La qualità, in termini di contenuti informativi, veridicità, imparzialità e verifica, è un particolare irrilevante.

Se poi si esce dai quotidiani e si passa ai periodici, testate on line, blog e settori della stampa più o meno “edonistici”, la faccenda è ormai dilagante: in pratica, per i giornalisti (e l’informazione professionale di cui essi sono o dovrebbero essere, diciamolo, portatori) non c’è nemmeno più spazio. Porte chiuse. E ovviamente soldi zero: del resto, anche senza entrare nel merito della qualità, come arginare la concorrenza di chi lavora gratis ed è disponibile a pagare di tasca propria spese, trasferte, aggiornamento?

Insomma, nel silenzio generale dell’opinione pubblica e anche di chi ci rappresenta, il giornalismo sta scomparendo per estinzione, sostituito dal dilettantismo militante e dalla  compiacenza socialmente accettata. Come se, silenziosamente, la classe medica piano piano venisse sostituita negli ospedali da quella paramedica. E alla fine in sala operatoria ti trovassi sotto i ferri dell’infermiere.

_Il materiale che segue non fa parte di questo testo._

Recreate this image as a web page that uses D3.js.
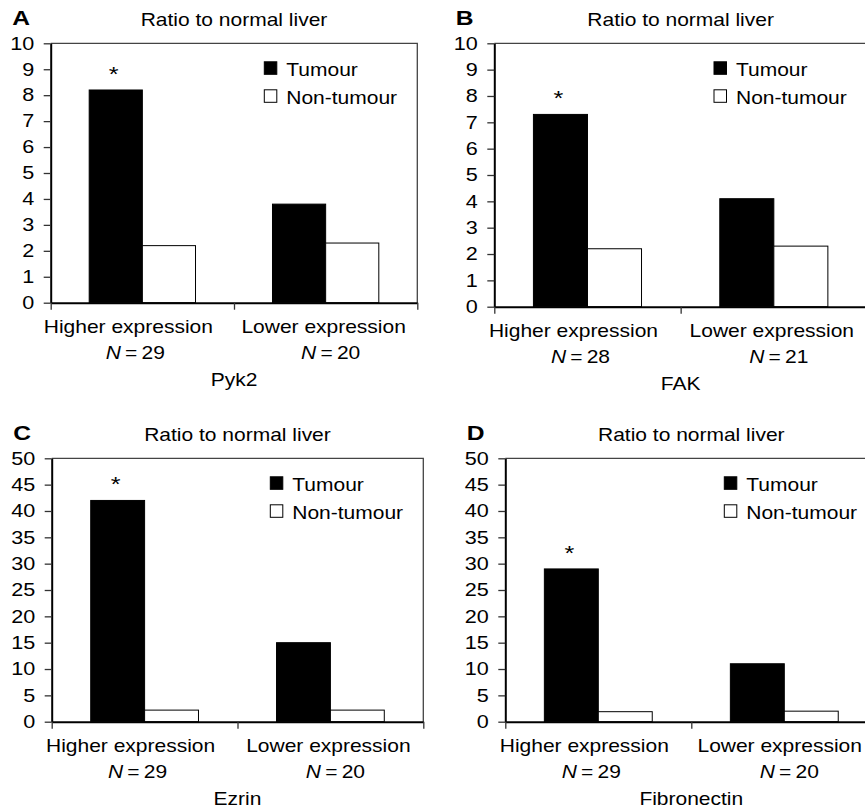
<!DOCTYPE html>
<meta charset="utf-8">
<title>Ratio to normal liver</title>
<script src="https://d3js.org/d3.v7.min.js"></script>
<style>
  body { margin: 0; background: #fff; }
  text { font-family: "Liberation Sans", Arial, sans-serif; fill: #000; }
</style>
<body>
</body>
<script>
// data
var categories = ["Higher expression", "Lower expression"];
var seriesNames = ["Tumour", "Non-tumour"];
var panelLetters = ["A", "B", "C", "D"];
var markerNames = ["Pyk2", "FAK", "Ezrin", "Fibronectin"];
var groupN = [[29, 20], [28, 21], [29, 20], [29, 20]];
var tumourValues = [[8.2, 3.8], [7.3, 4.1], [42, 15], [29, 11]];
var nonTumourValues = [[2.2, 2.3], [2.2, 2.3], [2.2, 2.2], [1.9, 2.0]];
var yMax = [10, 10, 50, 50];
var yStep = [1, 1, 5, 5];
var starred = [[true, false], [true, false], [true, false], [true, false]];
var fills = ["#000", "#fff"];

// plot boxes, in page pixels
var boxes = [
  {left: 50.7, top: 43.3, bottom: 302.7, right: 417.3},
  {left: 494.3, top: 43.3, bottom: 306.7, right: 867},
  {left: 51.7, top: 458.3, bottom: 721.7, right: 423.3},
  {left: 505.3, top: 458.3, bottom: 721.7, right: 877.3}
];
// the category labels in the original sit a little off the band centre
var labelShift = [-14, -2];
var nShift = [-7, 5];
var textSize = "17.5px";
var stretch = 1.2;   // the original type is set a bit wide
var pageRight = 862;

var svg = d3.select("body").append("svg")
            .attr("width", 865)
            .attr("height", 812);

function widen(sel) {
  sel.each(function () {
    var t = d3.select(this);
    var ax = +t.attr("x") || 0;
    t.attr("transform", "translate(" + ax + ",0) scale(" + stretch + ",1) translate(" + (-ax) + ",0)");
  });
}

function drawPanel(p) {
  var b = boxes[p];
  var g = svg.append("g");

  var x = d3.scaleBand().domain(categories).range([b.left, b.right]);
  var y = d3.scaleLinear().domain([0, yMax[p]]).range([b.bottom, b.top]);
  var barW = x.bandwidth() * 0.29;
  var xs = d3.scaleBand().domain(seriesNames)
             .range([-barW, barW]);

  var rows = [];
  categories.forEach(function (c, i) {
    rows.push({cat: c, s: seriesNames[0], v: tumourValues[p][i], star: starred[p][i]});
    rows.push({cat: c, s: seriesNames[1], v: nonTumourValues[p][i], star: false});
  });

  // frame (top and right)
  g.append("path")
   .attr("d", "M" + b.left + "," + b.top + "H" + b.right + "V" + b.bottom)
   .attr("fill", "none")
   .attr("stroke", "#444")
   .attr("stroke-width", 1.3);

  g.selectAll("rect.bar")
   .data(rows)
   .enter().append("rect")
   .attr("class", "bar")
   .attr("x", function (d) { return x(d.cat) + x.bandwidth() / 2 + xs(d.s); })
   .attr("y", function (d) { return y(d.v); })
   .attr("width", xs.bandwidth())
   .attr("height", function (d) { return y(0) - y(d.v); })
   .attr("fill", function (d) { return d.s === seriesNames[0] ? fills[0] : fills[1]; })
   .attr("stroke", "#000")
   .attr("stroke-width", 1);

  g.selectAll("text.star")
   .data(rows.filter(function (d) { return d.star; }))
   .enter().append("text")
   .attr("class", "star")
   .attr("x", function (d) { return x(d.cat) + x.bandwidth() / 2 + xs(d.s) + xs.bandwidth() / 2 - 2; })
   .attr("y", function (d) { return y(d.v) - 9; })
   .attr("text-anchor", "middle")
   .style("font-size", "21px")
   .text("*");

  // y axis
  var yAxis = g.append("g")
               .attr("transform", "translate(" + b.left + ",0)")
               .call(d3.axisLeft(y)
                       .tickValues(d3.range(0, yMax[p] + 0.001, yStep[p]))
                       .tickSize(7)
                       .tickPadding(9.5)
                       .tickSizeOuter(0));
  yAxis.select(".domain").attr("stroke", "#000").attr("stroke-width", 2);
  yAxis.selectAll(".tick line").attr("stroke", "#333").attr("stroke-width", 1.3);
  yAxis.selectAll(".tick text")
       .style("font-size", "18px")
       .attr("font-family", null);

  // x axis with ticks at the category edges
  var xEdge = d3.scaleLinear().domain([0, categories.length]).range([b.left, b.right]);
  var xAxis = g.append("g")
               .attr("transform", "translate(0," + b.bottom + ")")
               .call(d3.axisBottom(xEdge)
                       .tickValues(d3.range(0, categories.length + 1))
                       .tickFormat("")
                       .tickSize(7)
                       .tickSizeOuter(0));
  xAxis.select(".domain").attr("stroke", "#000").attr("stroke-width", 2);
  xAxis.selectAll(".tick line").attr("stroke", "#333").attr("stroke-width", 1.3);

  // category labels
  categories.forEach(function (c, i) {
    var cx = x(c) + x.bandwidth() / 2;
    var lab = g.append("text")
               .attr("x", cx + labelShift[i])
               .attr("y", b.bottom + 30.5)
               .attr("text-anchor", "middle")
               .style("font-size", textSize)
               .text(c);
    // keep the label inside the page, as the original does
    var half = lab.node().getComputedTextLength() * stretch / 2;
    var over = cx + labelShift[i] + half - pageRight;
    if (over > 0) lab.attr("x", cx + labelShift[i] - over);
    var t = g.append("text")
             .attr("x", cx + nShift[i])
             .attr("y", b.bottom + 56.5)
             .attr("text-anchor", "middle")
             .style("font-size", textSize);
    t.append("tspan").style("font-style", "italic").text("N");
    t.append("tspan").text("\u2009=\u2009" + groupN[p][i]);
  });

  g.append("text")
   .attr("x", (b.left + b.right) / 2)
   .attr("y", b.bottom + 83)
   .attr("text-anchor", "middle")
   .style("font-size", textSize)
   .text(markerNames[p]);

  // title and panel letter
  g.append("text")
   .attr("x", (b.left + b.right) / 2)
   .attr("y", b.top - 17.5)
   .attr("text-anchor", "middle")
   .style("font-size", textSize)
   .text("Ratio to normal liver");

  g.append("text")
   .attr("x", b.left - 38.5)
   .attr("y", b.top - 18)
   .style("font-size", "20.5px")
   .style("font-weight", "bold")
   .text(panelLetters[p]);

  // legend
  var lg = g.append("g")
            .attr("transform", "translate(" + (b.right - 153) + "," + (b.top + 18.5) + ")");
  var items = lg.selectAll("g")
                .data(seriesNames)
                .enter().append("g")
                .attr("transform", function (d, i) { return "translate(0," + (i * 28) + ")"; });
  items.append("rect")
       .attr("width", 12.5)
       .attr("height", 12.5)
       .attr("fill", function (d, i) { return fills[i]; })
       .attr("stroke", "#000")
       .attr("stroke-width", 1);
  items.append("text")
       .attr("x", 22)
       .attr("y", 14)
       .style("font-size", textSize)
       .text(function (d) { return d; });
}

for (var p = 0; p < boxes.length; p++) {
  drawPanel(p);
}

// widen every label about its own anchor point
widen(svg.selectAll("text"));
</script>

Se mi chiamassi Ordine dei Giornalisti, qualcosa da eccepire ce l’avrei. Ma io mi chiamo solo Stefano e se dico qualcosa mi tacciano pure di essere il solito bastian contrario, per non dire rompiscatole o peggio.

Legalmente non possiamo fare nulla“, si schermiscono a volte.

A parte che non è vero (diciamo casomai che mancano mezzi e strutture: per quelli  però bisognerebbe, anzi si sarebbe dovuto da tempo cominciare a organizzarsi), ma vogliamo almeno provare a fare un po’ di rumore, di cagnara, di propaganda, per risvegliare le assopite coscienze e far capire alla gente che, forse, dell’informazione propriamente detta c’è bisogno?

E invece no, stiamo scendendo muti nel gorgo dell’algoritmo.

Anche perchè poi basta che ti volti un attimo dall’altra parte e vedi una quantità abnorme di colleghi che si comporta esattamente come se influencer lo fosse. Ma, anche su questo, dall’Ordine silenzio di tomba. E così si va avanti.

E a chi mi risponderà che non è vero e che l’OdG svolge una silenziosa ma costante opera di vigilanza e sanzionamento, dirò che non ne dubito, ma che ciò non basta più: contro le alluvioni (e questa lo è) ci vogliono le dighe, non i sacchetti pieni di sabbia.

Naturalmente scrivo tutto questo per puro sfogo, nella consapevolezza di parlare a vuoto nel lento ma inesorabile scorrere verso l’abisso.

In pratica, le cannonate ce le tiriamo da soli.